El primer año llegaba a su fin. Con el ciclo lectivo a punto de culminar -si bien aún faltaban dos años más para terminar la carrera- el clima en el curso era mucho más distendido que allá por abril. Corría octubre del ‘90, cuando eso quedó corroborado con un suceso muy particular. Una hora libre, probablemente por ausencia de un profesor, dio lugar a que un numeroso grupo de alumnos saliera de la Escuela, con destino a la plaza Rodríguez Peña, un amplio espacio verde ubicado en la manzana delimitada por la Avenida Callao, Marcelo T. de Alvear, Paraguay y Rodríguez Peña. Unas tres cuadras nos separaban de ella, y hacia allí nos dirigimos, con el propósito de jugar al fútbol.
No recuerdo de dónde salió la pelota, pero lo real, es que en el atardecer de ese día laborable, un importante sector de la plaza se pobló de estudiantes de periodismo, que, divididos en dos bandos, concretamos la inusual idea de un “fulbito” vespertino. Para diferenciar los equipos se implementó un método tan usado como efectivo: remera y cuero. Casi con seguridad, puedo afirmar que los arcos se construyeron mediante un viejo recurso, que no era otro que el de la ropa apilada. De pronto, las gambetas, el griterío y el festejo de los goles predominaron en medio de una escena compartida con gente que iba o volvía de trabajar, vecinos que atravesaban la plaza con sus mascotas o estudiantes de establecimientos cercanos.

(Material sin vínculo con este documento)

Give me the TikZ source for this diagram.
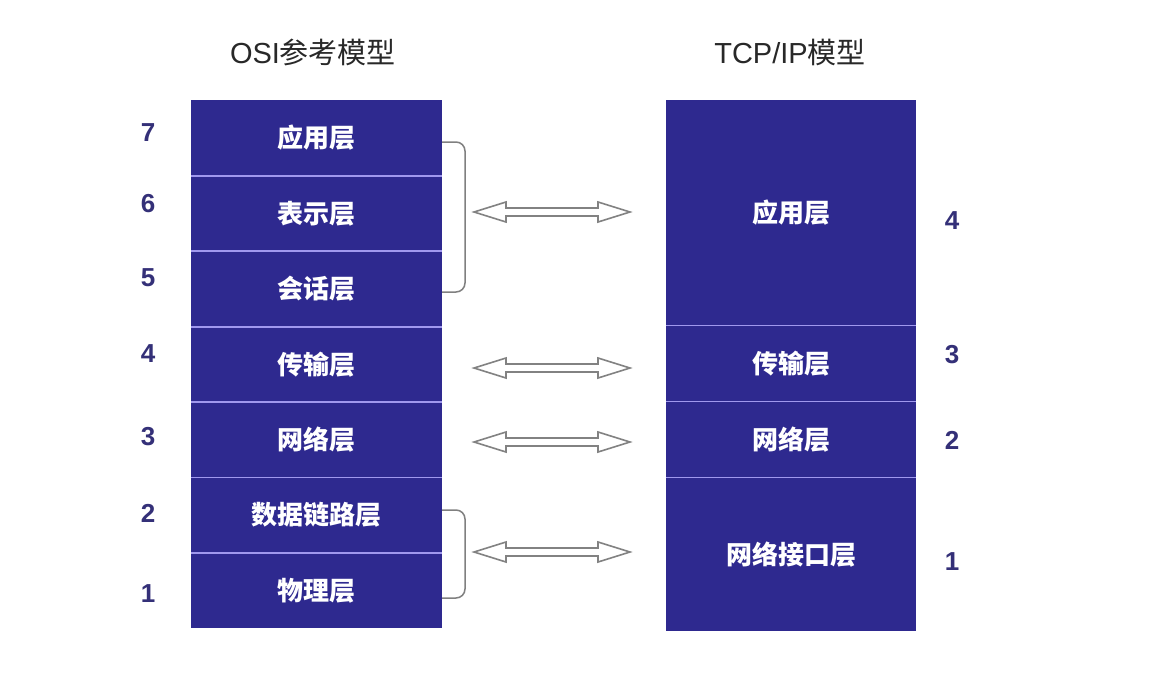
\documentclass[tikz,border=0pt]{standalone}
\usepackage{fontspec}
\setmainfont{Liberation Sans}
\newfontfamily\cjk{Noto Sans CJK SC}
\definecolor{layerblue}{RGB}{46,41,143}
\definecolor{seplav}{RGB}{160,152,238}
\definecolor{numblue}{RGB}{52,48,120}
\definecolor{titlegray}{RGB}{40,40,40}
\definecolor{bracegray}{RGB}{128,128,128}
\definecolor{arrgray}{RGB}{130,130,130}
\begin{document}
\begin{tikzpicture}[x=1pt,y=-1pt,
  layer/.style={fill=layerblue, minimum width=251pt, inner sep=0pt, anchor=north west,
    text=white, font=\cjk\bfseries\fontsize{26}{26}\selectfont},
  rlayer/.style={layer, minimum width=250pt},
  sepline/.style={draw=seplav, line width=1.8pt},
  num/.style={text=numblue, font=\bfseries\fontsize{26}{26}\selectfont},
  ttl/.style={text=titlegray, font=\fontsize{29}{29}\selectfont, inner sep=0pt},
  bracket/.style={draw=bracegray, line width=1.5pt, rounded corners=9pt},
  dblarr/.style={draw=arrgray, fill=white, line width=1.6pt, line join=miter}]
\useasboundingbox[fill=white] (0,0) rectangle (1166,694);

% titles
\node[ttl] (t1) at (313,52) {OSI{\cjk 参考模型}};
\node[ttl] (t2) at (790,52) {TCP/IP{\cjk 模型}};

% OSI stack
\node[layer, minimum height=75.5pt] (l7) at (191,100.0) {应用层};
\node[layer, minimum height=75.5pt] (l6) at (191,175.4) {表示层};
\node[layer, minimum height=75.5pt] (l5) at (191,250.8) {会话层};
\node[layer, minimum height=75.5pt] (l4) at (191,326.2) {传输层};
\node[layer, minimum height=75.5pt] (l3) at (191,401.6) {网络层};
\node[layer, minimum height=75.5pt] (l2) at (191,477.0) {数据链路层};
\node[layer, minimum height=75.5pt] (l1) at (191,552.4) {物理层};
\foreach \n in {l7,l6,l5,l4,l3,l2}
  \draw[sepline] (\n.south west) -- (\n.south east);

% TCP/IP stack
\node[rlayer, minimum height=225pt] (r4) at (666,100) {应用层};
\node[rlayer, minimum height=76pt] (r3) at (666,325) {传输层};
\node[rlayer, minimum height=76pt] (r2) at (666,401) {网络层};
\node[rlayer, minimum height=154pt] (r1) at (666,477) {网络接口层};
\foreach \n in {r4,r3,r2}
  \draw[sepline] (\n.south west) -- (\n.south east);

% numbers
\node[num] (n7) at (148,133) {7};
\node[num] (n6) at (148,204) {6};
\node[num] (n5) at (148,278) {5};
\node[num] (n4) at (148,354) {4};
\node[num] (n3) at (148,437) {3};
\node[num] (n2) at (148,513) {2};
\node[num] (n1) at (148,594) {1};
\node[num] (m4) at (952,221) {4};
\node[num] (m3) at (952,355) {3};
\node[num] (m2) at (952,440) {2};
\node[num] (m1) at (952,562) {1};

% brackets
\draw[bracket] (442,142) -- (465,142) -- (465,292) -- (442,292);
\draw[bracket] (442,510) -- (465,510) -- (465,598) -- (442,598);

% double arrows
\foreach \y in {212,368,442,552}
  \draw[dblarr] (474,\y) -- ++(32,-10) -- ++(0,6) -- ++(92,0) -- ++(0,-6)
    -- ++(32,10) -- ++(-32,10) -- ++(0,-6) -- ++(-92,0) -- ++(0,6) -- cycle;
\end{tikzpicture}
\end{document}
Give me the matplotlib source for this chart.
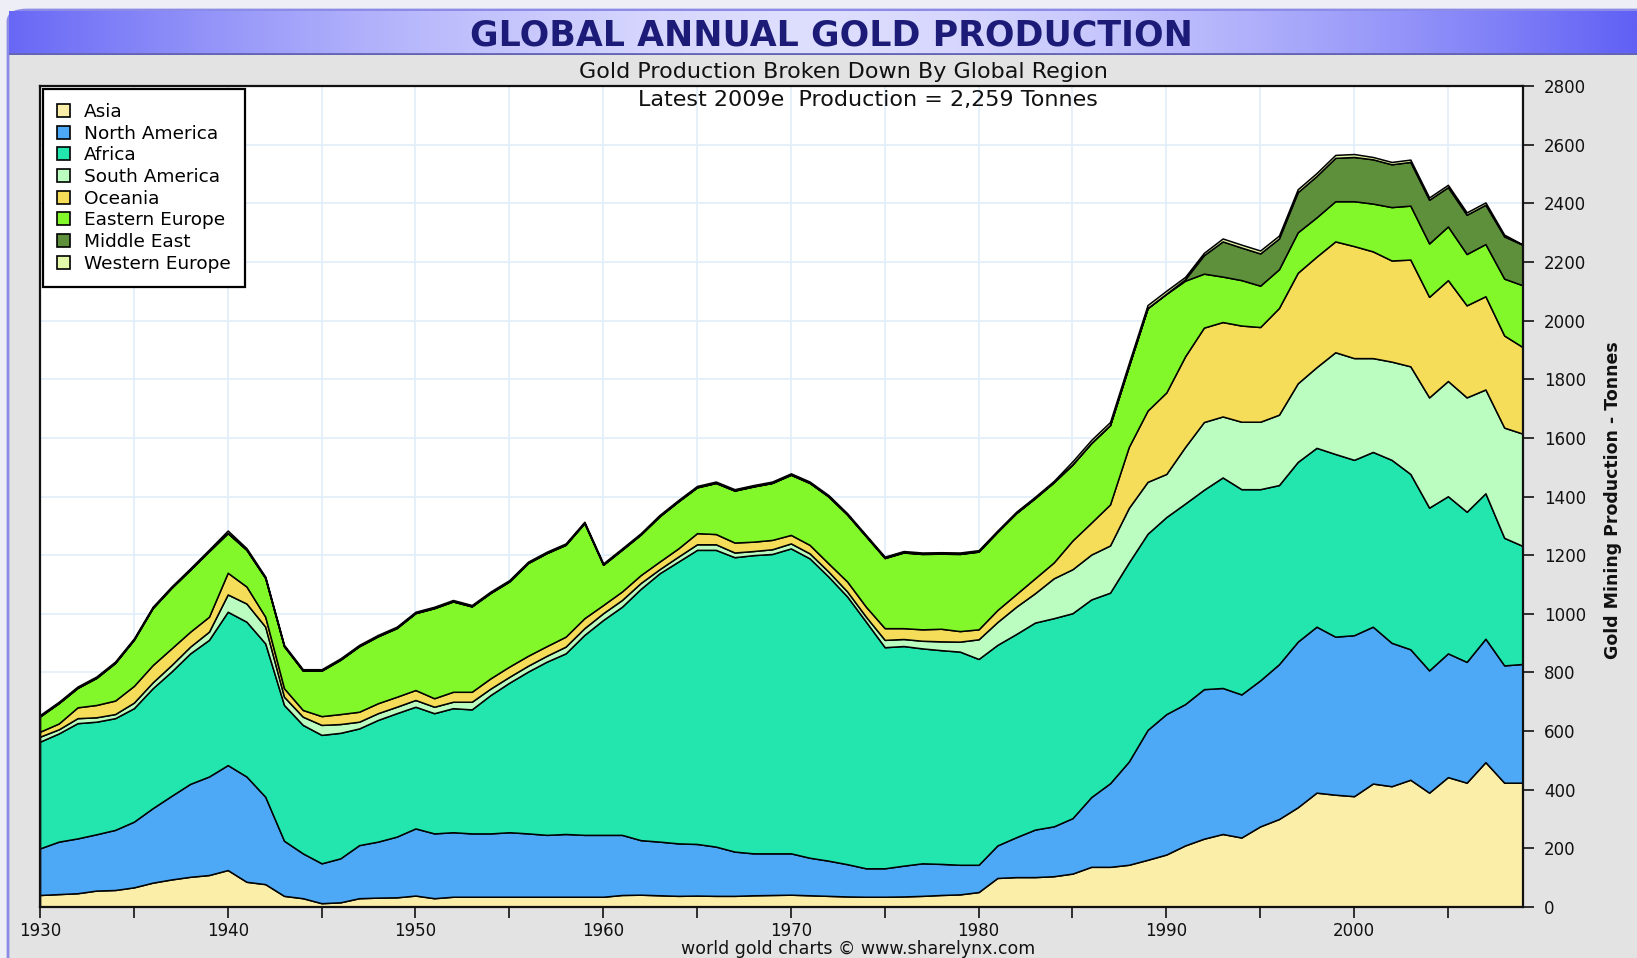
import numpy as np
import matplotlib
matplotlib.use('Agg')
import matplotlib.pyplot as plt
from matplotlib.patches import FancyBboxPatch, Patch
from matplotlib.ticker import FixedLocator, MultipleLocator

# ---------------- data (tonnes) ----------------
years = list(range(1930, 2010))

regions = ["Asia", "North America", "Africa", "South America", "Oceania",
           "Eastern Europe", "Middle East", "Western Europe"]

asia = [41, 44, 47, 56, 58, 67, 83, 94, 103, 109,
        126, 86, 78, 38, 30, 13, 16, 30, 32, 33,
        39, 30, 35, 35, 35, 35, 35, 35, 35, 35,
        35, 41, 42, 40, 38, 39, 38, 38, 40, 41,
        42, 40, 38, 36, 35, 35, 36, 38, 41, 43,
        51, 99, 102, 102, 105, 114, 137, 137, 144, 161,
        179, 210, 233, 249, 237, 275, 300, 340, 390, 383,
        378, 421, 412, 434, 390, 443, 424, 494, 424, 424]

north_america = [159, 179, 187, 192, 205, 224, 254, 285, 317, 336,
                 358, 359, 298, 188, 153, 136, 150, 181, 191, 207,
                 229, 221, 220, 216, 216, 220, 216, 211, 214, 211,
                 211, 205, 186, 183, 179, 176, 168, 151, 143, 142,
                 141, 128, 120, 110, 97, 97, 105, 111, 106, 101,
                 93, 111, 136, 162, 170, 189, 238, 285, 352, 443,
                 479, 482, 510, 498, 488, 498, 528, 565, 566, 539,
                 549, 535, 489, 445, 417, 422, 412, 421, 400, 405]

africa = [364, 369, 393, 384, 381, 387, 409, 424, 445, 466,
          523, 528, 523, 463, 438, 438, 428, 398, 415, 421,
          415, 410, 423, 423, 472, 510, 552, 591, 616, 682,
          733, 778, 857, 915, 961, 1003, 1012, 1004, 1017, 1021,
          1040, 1021, 969, 913, 841, 754, 749, 733, 729, 727,
          702, 684, 693, 706, 710, 699, 674, 650, 679, 669,
          672, 684, 680, 718, 700, 652, 611, 613, 610, 623,
          598, 596, 624, 598, 555, 536, 512, 496, 435, 402]

south_america = [17, 14, 17, 15, 14, 19, 20, 22, 23, 28,
                 59, 62, 57, 28, 28, 34, 30, 23, 23, 22,
                 23, 22, 22, 26, 22, 20, 20, 20, 23, 23,
                 23, 23, 20, 14, 17, 19, 19, 16, 14, 16,
                 17, 17, 17, 17, 17, 25, 24, 26, 30, 34,
                 67, 78, 93, 100, 136, 150, 153, 161, 186, 177,
                 147, 193, 231, 208, 230, 230, 240, 268, 275, 347,
                 347, 320, 335, 367, 376, 393, 390, 354, 376, 383]

oceania = [17, 20, 37, 42, 46, 57, 59, 57, 51, 51,
           74, 58, 34, 29, 23, 30, 34, 34, 34, 34,
           34, 29, 34, 34, 35, 35, 34, 33, 34, 34,
           28, 29, 27, 26, 28, 38, 35, 34, 32, 32,
           29, 29, 28, 34, 34, 40, 37, 39, 43, 36,
           34, 41, 43, 51, 54, 98, 109, 140, 208, 243,
           278, 309, 322, 322, 328, 323, 364, 377, 377, 378,
           382, 364, 345, 364, 343, 344, 314, 318, 314, 295]

eastern_europe = [52, 69, 66, 92, 128, 157, 194, 206, 211, 223,
                  135, 125, 132, 143, 134, 155, 185, 223, 228, 234,
                  262, 307, 308, 291, 291, 290, 316, 317, 313, 324,
                  137, 142, 138, 154, 160, 156, 174, 177, 188, 194,
                  205, 211, 228, 228, 240, 239, 258, 257, 256, 263,
                  265, 266, 276, 273, 273, 259, 271, 270, 275, 349,
                  336, 258, 184, 155, 155, 141, 132, 138, 134, 137,
                  153, 163, 182, 184, 182, 183, 175, 178, 194, 211]

middle_east = [1, 1, 1, 1, 1, 1, 1, 1, 1, 1,
               1, 1, 1, 1, 1, 1, 1, 1, 1, 1,
               1, 1, 1, 1, 1, 1, 1, 1, 1, 1,
               1, 1, 1, 1, 1, 1, 1, 1, 1, 1,
               1, 1, 1, 1, 1, 1, 1, 1, 1, 1,
               1, 1, 1, 1, 1, 1, 1, 1, 1, 1,
               1, 5, 63, 120, 111, 110, 105, 137, 141, 148,
               151, 151, 146, 149, 149, 134, 134, 134, 144, 138]

western_europe = [4, 4, 4, 4, 4, 4, 4, 4, 4, 5,
                  8, 5, 4, 4, 4, 4, 4, 4, 4, 4,
                  4, 4, 4, 4, 4, 4, 4, 4, 4, 4,
                  4, 4, 4, 4, 4, 4, 4, 4, 4, 4,
                  4, 4, 4, 4, 4, 4, 4, 4, 4, 4,
                  4, 4, 4, 4, 4, 10, 10, 10, 10, 10,
                  10, 8, 8, 10, 10, 10, 10, 10, 10, 10,
                  10, 8, 8, 8, 8, 8, 8, 8, 6, 1]

colors = ["#FAEEA9", "#4DA9F6", "#23E6AE", "#BBFDC0", "#F5DD5A",
          "#82F82A", "#5E8F3A", "#E4FAAA"]

x_tick_years = [1930, 1940, 1950, 1960, 1970, 1980, 1990, 2000]

title = "GLOBAL ANNUAL GOLD PRODUCTION"
subtitle = "Gold Production Broken Down By Global Region"
note = "Latest 2009e  Production = 2,259 Tonnes"
footer = "world gold charts \u00a9 www.sharelynx.com"
ylabel = "Gold Mining Production - Tonnes"

# ---------------- figure ----------------
W, H = 1637, 958
fig = plt.figure(figsize=(W / 100, H / 100), dpi=100)
fig.patch.set_facecolor("#eeeef6")

# background panel (drawn behind everything)
panel = FancyBboxPatch((8 / W, -0.05), 1.2, (H - 10) / H + 0.05,
                       boxstyle="round,pad=0,rounding_size=0.012",
                       transform=fig.transFigure, facecolor="#e3e3e3",
                       edgecolor="#8c8ce6", linewidth=2, zorder=-10)
fig.patches.append(panel)

# title bar with gradient
tb = fig.add_axes([9 / W, 1 - 55 / H, 1 - 9 / W, 44 / H], zorder=1)
xg = np.linspace(0, 1, 600)
t = np.clip(np.abs(xg - 0.49) / 0.51, 0, 1) ** 1.6
edge = np.array([96, 96, 245]) / 255
centre = np.array([222, 222, 255]) / 255
grad = centre[None, :] * (1 - t[:, None]) + edge[None, :] * t[:, None]
tb.imshow(grad[None, :, :], aspect="auto", extent=[0, 1, 0, 1])
tb.axhline(0.02, color="#6464b4", lw=2)
tb.set_xlim(0, 1)
tb.set_ylim(0, 1)
tb.axis("off")

fig.text(831 / W, 1 - 35 / H, title, ha="center", va="center",
         fontsize=25, fontweight="bold", color="#1c1c78", zorder=3)
fig.text(843 / W, 1 - 72 / H, subtitle, ha="center", va="center",
         fontsize=16, color="#111111")
fig.text(858 / W, 1 - 949 / H, footer, ha="center", va="center",
         fontsize=12.5, color="#111111")

# ---------------- main axes ----------------
left, right, top, bottom = 40, 1523, 86, 907
ax = fig.add_axes([left / W, 1 - bottom / H, (right - left) / W, (bottom - top) / H], zorder=2)
ax.set_facecolor("white")

series = [asia, north_america, africa, south_america, oceania,
          eastern_europe, middle_east, western_europe]
ax.stackplot(years, *series, colors=colors, edgecolor="black",
             linewidth=1.1, zorder=3)

ax.set_xlim(1930, 2009)
ax.set_ylim(0, 2800)

ax.xaxis.set_major_locator(FixedLocator(x_tick_years))
ax.xaxis.set_minor_locator(MultipleLocator(5))
ax.yaxis.set_major_locator(MultipleLocator(200))
ax.yaxis.tick_right()
ax.yaxis.set_label_position("right")
ax.tick_params(axis="both", which="both", direction="out", length=8,
               width=1.2, labelsize=12, color="#111111", labelcolor="#111111")
ax.tick_params(axis="x", pad=3)
ax.tick_params(axis="y", pad=7, left=False, labelleft=False, right=True, labelright=True)

ax.grid(True, which="both", color="#e2eef9", linewidth=1.2, zorder=0)
ax.set_axisbelow(True)
for s in ax.spines.values():
    s.set_linewidth(1.6)
    s.set_color("#111111")
    s.set_zorder(5)

ax.set_ylabel(ylabel, family=["Liberation Sans Narrow", "DejaVu Sans"],
              fontweight="bold", fontsize=12.5, color="#111111")
ax.yaxis.set_label_coords((1604 - left) / (right - left), (bottom - 500) / (bottom - top))

ax.text((868 - left) / (right - left), (bottom - 100) / (bottom - top), note,
        transform=ax.transAxes, ha="center", va="center", fontsize=16,
        color="#111111", zorder=6)

handles = [Patch(facecolor=c, edgecolor="black", linewidth=1.2) for c in colors]
leg = ax.legend(handles, regions, loc="upper left",
                bbox_to_anchor=(43 / W, 1 - 89 / H), bbox_transform=fig.transFigure,
                borderaxespad=0, fancybox=False, framealpha=1, edgecolor="black",
                fontsize=13.3, handlelength=0.72, handleheight=0.72,
                handletextpad=0.75, labelspacing=0.2, borderpad=0.75)
leg.get_frame().set_linewidth(1.6)
leg.set_zorder(7)

fig.savefig("out.png", dpi=100, facecolor=fig.get_facecolor())
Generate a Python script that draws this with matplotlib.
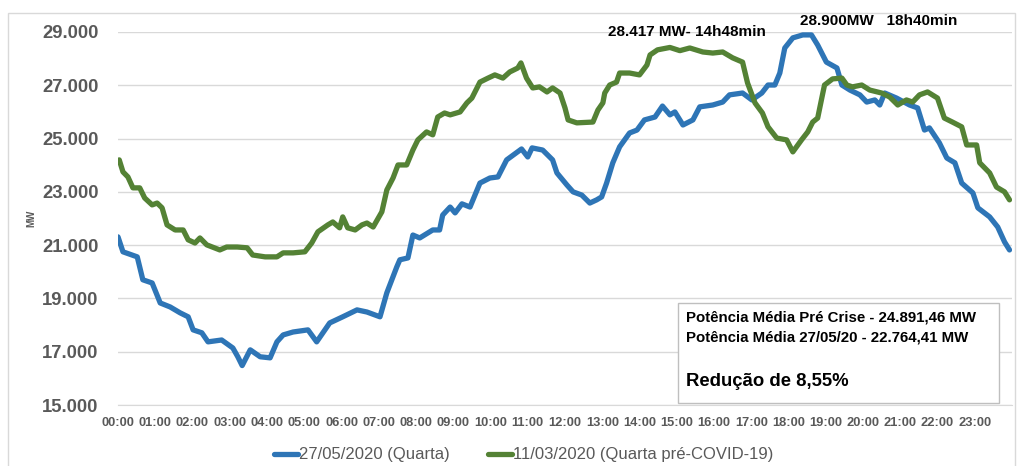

De la memoria se me han escapado detalles como el resultado del desafío y los integrantes de cada equipo. Lo que sí recuerdo fehacientemente, es que uno de los futbolistas, de apellido Ratto, dio la nota de jugar descalzo, y en short, pues debajo de sus pantalones largos, tenía puesto uno corto. Este compañero, aparentemente, no tuvo ningún problema en soportar las incomodidades de un piso duro, desparejo y casi carente de césped. Incluso, creo que algunos sectores de la improvisada cancha tenían pequeñas piedritas de color ladrillo. Otro hecho saliente a propósito de Ratto, es que vivía en Merlo, y desde ese lejano punto del oeste del conurbano, viajaba en forma cotidiana hacia el centro porteño, aunque solo cursó el primer año, ya que en 1991, no continuó en la Escuela.
Después del picado informal, emprendimos el regreso. Desde luego, no eran las condiciones ideales para afrontar el resto de la jornada. La excitación y la transpiración, como producto del calor y la actividad física, se habían convertido en elementos poco compatibles con las horas de clase que nos aguardaban en el Salón Versalles.